Jeetender Singh is the current Maharaja of Alwar in India.
He tells a story about his grandfather visiting London in the 1920s.
He decided to dress in informal English clothes and go for a walk.
As he walked, he passed the Rolls Royce showroom.
He popped inside and began inspecting the cars.
The salesman spotted this small foreign chap sitting in a Rolls Royce and asked him what he thought he was doing.
The Maharajah said he was thinking of buying one.
The salesman laughed and told him to get out of the showroom.
They didn’t want vulgar little foreign fellows crawling all over their fine cars.
Totally humiliated, the Maharajah left.
He went back to his hotel room and told his staff to buy every Rolls Royce in the showroom.
The Maharajah bought them all and had them shipped back to India.
Once they got there, he had them sent to the sanitation dept.
They were used for collection and transportation of waste.
Driving all over Alwar full of rubbish, for everyone to see.
The Maharajah had decided that henceforth Rolls Royces would be used as garbage trucks.
When news got back to Rolls Royce they were devastated.
They sent a telegram asking why the Maharajah was doing this.
He explained what had happened in London.
He said if they thought their cars were too good for vulgar little foreign fellows, he’d show everyone exactly what Rolls Royce cars were good for.
The Chairman of Rolls Royce wrote to him apologising profusely.
He offered to send six free replacement Rolls Royces.
The Maharaja took several weeks to think it over.
Eventually he replied that he appreciated the offer, and would stop using Rolls Royces as garbage trucks.
But his family would never buy another Rolls Royce.
Rolls Royce got off lightly.
But why were they so worried about one customer?
After all he only bought a few cars.
The real issue wasn’t that particular buyer.
They real issue was everyone else who was listening in.
Rolls Royce were more worried what would happen worldwide if word got out that their cars were used as garbage trucks.

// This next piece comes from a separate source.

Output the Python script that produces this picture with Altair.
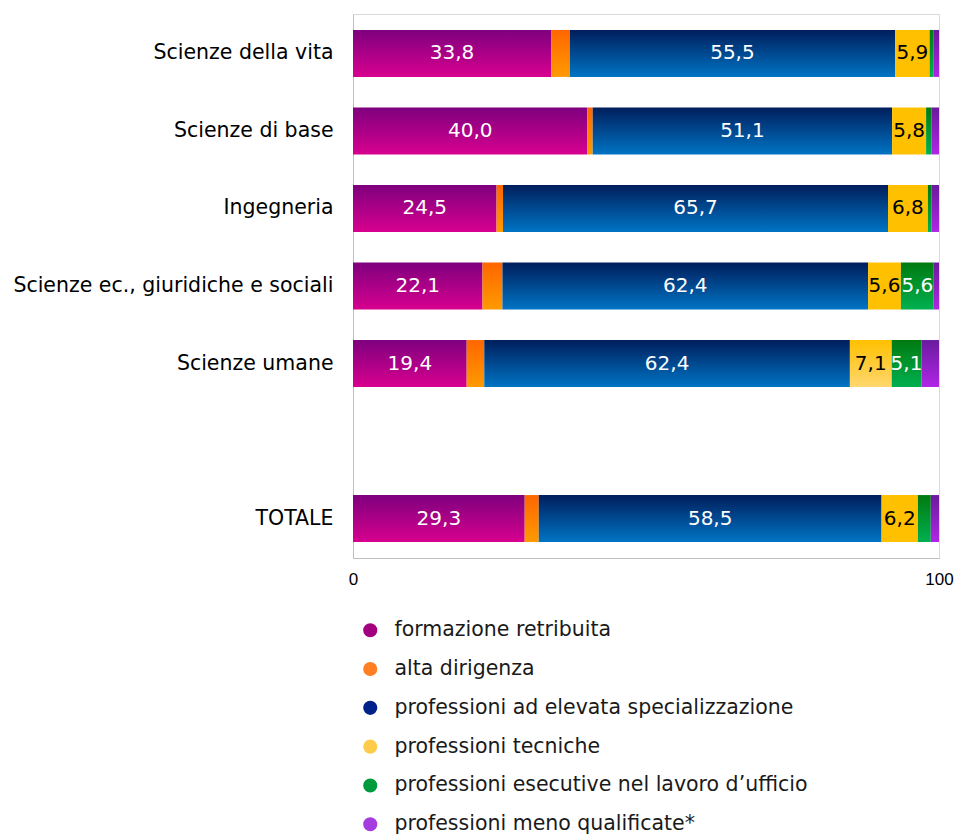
import altair as alt
import pandas as pd

areas = ["Scienze della vita", "Scienze di base", "Ingegneria",
         "Scienze ec., giuridiche e sociali", "Scienze umane", "TOTALE"]
y_domain = areas[:5] + [" "] + areas[5:]
categories = ["formazione retribuita", "alta dirigenza",
              "professioni ad elevata specializzazione", "professioni tecniche",
              "professioni esecutive nel lavoro d\u2019ufficio",
              "professioni meno qualificate*"]
formazione = [33.8, 40.0, 24.5, 22.1, 19.4, 29.3]
dirigenza = [3.2, 0.9, 1.1, 3.4, 3.0, 2.4]
elevata = [55.5, 51.1, 65.7, 62.4, 62.4, 58.5]
tecniche = [5.9, 5.8, 6.8, 5.6, 7.1, 6.2]
esecutive = [0.7, 0.9, 0.6, 5.6, 5.1, 2.2]
meno = [0.9, 1.3, 1.3, 0.9, 3.0, 1.4]
series = [formazione, dirigenza, elevata, tecniche, esecutive, meno]

rows = []
for i, a in enumerate(areas):
    for j, c in enumerate(categories):
        rows.append({"area": a, "category": c, "order": j, "value": series[j][i]})
df = pd.DataFrame(rows)

grad_stops = {
    categories[0]: ("#7E007E", "#D8008F"),
    categories[1]: ("#FF6600", "#FF9A00"),
    categories[2]: ("#001E5C", "#0074C4"),
    categories[3]: ("#FFC000", "#FFC000"),
    categories[4]: ("#007A10", "#00B050"),
    categories[5]: ("#6A1A9E", "#B026E6"),
}
legend_colors = ["#A3007F", "#FF7F22", "#00208A", "#FFCB4A", "#009A3E", "#A43CE0"]

def grad(top, bottom):
    return alt.Gradient(
        gradient="linear",
        stops=[alt.GradientStop(color=top, offset=0),
               alt.GradientStop(color=bottom, offset=1)],
        x1=0, x2=0, y1=0, y2=1,
    )

LABEL_FONT = "DejaVu Sans"

base = alt.Chart(df).transform_stack(
    stack="value", groupby=["area"],
    sort=[alt.SortField("order", order="ascending")],
    as_=["x0", "x1"],
)

y_enc = alt.Y(
    "area:N",
    scale=alt.Scale(domain=y_domain, paddingInner=0.394, paddingOuter=0.206),
    axis=alt.Axis(title=None, ticks=False, labelFontSize=20.5, labelFont=LABEL_FONT,
                  labelColor="#000000", labelPadding=20, domainColor="#BFBFBF",
                  labelLimit=400),
)
x_enc = alt.X(
    "x0:Q",
    scale=alt.Scale(domain=[0, 100], nice=False, zero=True),
    axis=alt.Axis(title=None, values=[0, 100], ticks=False, grid=False,
                  labelFontSize=17, labelFont="Liberation Sans", labelColor="#000000",
                  labelPadding=13, labelFlush=False, domainColor="#BFBFBF"),
)

layers = []
for c in categories:
    top, bottom = grad_stops[c]
    layers.append(
        base.transform_filter(alt.datum.category == c)
        .mark_bar(color=grad(top, bottom), strokeWidth=0)
        .encode(x=x_enc, x2="x1:Q", y=y_enc)
    )

# lighter technical segment for Scienze umane
layers.append(
    base.transform_filter(
        (alt.datum.category == categories[3]) & (alt.datum.area == "Scienze umane"))
    .mark_bar(color=grad("#FFC000", "#FFD76E"), strokeWidth=0)
    .encode(x=x_enc, x2="x1:Q", y=y_enc)
)

labels = (
    base.transform_filter(alt.datum.value >= 5)
    .transform_calculate(
        mid="(datum.x0 + datum.x1) / 2",
        label="replace(format(datum.value, '.1f'), '.', ',')",
    )
    .mark_text(fontSize=20, font=LABEL_FONT, baseline="middle", align="center")
    .encode(
        x=alt.X("mid:Q"),
        y=y_enc,
        text="label:N",
        color=alt.condition(alt.datum.category == categories[3],
                            alt.value("#000000"), alt.value("#FFFFFF")),
    )
)

legend_layer = base.mark_point(opacity=0, filled=True).encode(
    x=x_enc,
    y=y_enc,
    color=alt.Color(
        "category:N",
        scale=alt.Scale(domain=categories, range=legend_colors),
        legend=alt.Legend(
            title=None, orient="none", legendX=7, legendY=606,
            direction="vertical", symbolType="circle", symbolSize=200,
            symbolOpacity=1, symbolStrokeWidth=0, labelFontSize=20.5,
            labelFont=LABEL_FONT, labelColor="#1A1A1A", labelLimit=0,
            rowPadding=17.8, labelOffset=14,
        ),
    ),
)

chart = alt.layer(*layers, labels, legend_layer).properties(
    width=586, height=544,
    padding={"left": 353, "top": 14, "right": 15, "bottom": 281},
    autosize=alt.AutoSizeParams(type="none"),
).configure_view(stroke="#D9D9D9", strokeWidth=1)

chart.save("out.html", embed_options={"renderer": "svg", "actions": False})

How aspirational would Rolls Royce be then?
How many heads of state and multi-millionaires would want to be seen riding in a garbage truck?
The issue wasn’t the individual customer, the issue was who else was listening in.
And that’s the debate about traditional broadcast advertising versus big data and highly targeted advertising.
Targeting an advertisement solely towards an individual isn’t advertising.
It’s what used to be called direct mail: leaflets in the letterbox.
It has nothing to do with brand building.
Brand building is about reputation, it’s about image, it’s about what everyone else thinks about you.
Brand building sells an awful lot more product than direct mail.
And it doesn’t sell by targeting each individual consumer.
It sells by targeting everyone else.
Everyone who the consumer knows is also listening in.
Dave,
This is the most elegant and succinct form of this argument I’ve seen so far.
Thanks for writing it.
Many years ago I wrote a model year brochure for Rolls Royce. The Marketing Director told me that Rolls Royce cars were more often bought by people who were self made. Bentley was the car if you inherited money (such was the thinking back then). So I figured that the self made purchaser started his money making journey with a Rolls Royce already bought in his head. He just had to make enough money to afford one – and then he could do what he always planned to do and that was wave around his success with the brand. This person wasn’t going to read a brochure about Rolls Royces.He already knew all about them. But he’d make sure every damn person he knew read the brochure I was writing and so I wrote it for them. Which, I guess, is a tenuous link to your excellent article – about not targeting the individual but everyone else.
Excellent Julian, exactly the point
Dear Mr. Trott
May I ask what you feel is the most appropriate for brand advertising. Is it taking the trusted brand to the customer who can react by buying, or delivering the customers to the trusted brand allowing them to make a purchasing decision based on knowledge. Are the messages and claims different?
Robert, the answer may not always be brand advertising.
It always depends on the individual brief, which of course should be different in each case.
You have to reinvent the wheel every time.
We used to drink in a pub on Finchley Road used by the owner of the Rolls Royce showroom there.
One night kids broke in and let the handbrake off one of the cars and pushed it out through a plate glass window onto the street. A funny spectacle the next day and the talk of the pub. The owner told us, if you want to drive his cars you can borrow one. I took him up on this and said I’ll have one to drive up to my Mum’s for Xmas. He kept his word even giving me his chauffeuer, Nobody drove through his windows again.